FrancescoB, autore, alle 9:00 del 14 settembre 2016 ha scritto:

Ma no nessuna polemica Giuseppe, giusto qualche precisazione

Comunque non intendevo rinnegarmi, ma "giustificare" l'apprezzamento per una cosa che pare come a-musicale: in realtà sempre di musica si tratta, per quanto lontana dai nostri canoni estetici e formali più consueti, questo ho cercato di spiegare

In sostanza: non è che apprezzo questo lavoro per sfoggiare un vano elitarismo, ma perché mi piace sul serio. Ciò detto, non passerei tutta la vita ad ascoltare solo roba del genere ecco.

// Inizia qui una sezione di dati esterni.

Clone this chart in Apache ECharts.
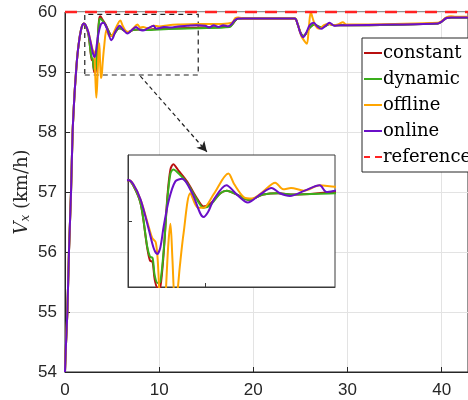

Marco_Biasio alle 19:28 del 21 settembre 2016 ha scritto:

Curioso che un disco del genere sia uscito in un periodo storico così particolare, come la fine degli anni '80. Concettualmente sembra appartenere al decennio precedente, quello di Braxton e dei Borbetomagus. Mi fa strano dirlo, ma persino i Painkiller diventano roba da educande al confronto! Devo ascoltarlo ancora parecchio per capire come e quanto mi piaccia, ma la segnalazione è stata coraggiosa, bravo Francesco.

FrancescoB, autore, alle 20:43 del 21 settembre 2016 ha scritto:

Giusta osservazione Marco

Credo comunque che l'improvvisazione radicale europea - nel merito confesso una discreta ignoranza peraltro - abbia regalato frutti significativi per diverso tempo, sino ai '90. Con il "picco" dei '70: fra Germania (Schoof Bauer Mangeldorff etc..), Gran Bretagna e paesi scandinavi (in parte anche in Italia), non si contano le opere affascinanti. Certo, questa spesso non è musica gradevole, e non vuole esserlo. Ma qui sta buona parte del suo fascino: è un esperimento sullo strumento e sulle sue potenzialità espressive. Musica libera, proposta in una forma diversa da quella americana: volendo, più razionale (meno pathos, meno "cuore", più intelletto, non si lascia nulla al caso), organizzata secondo modalità e idee diverse (la giustapposizione calcolatissima fra gli strumenti). Musica che disegna una fra le pagine più importanti del '900, per quanto mi riguarda, con risvolti significativi anche oggi (Colin Stetson?).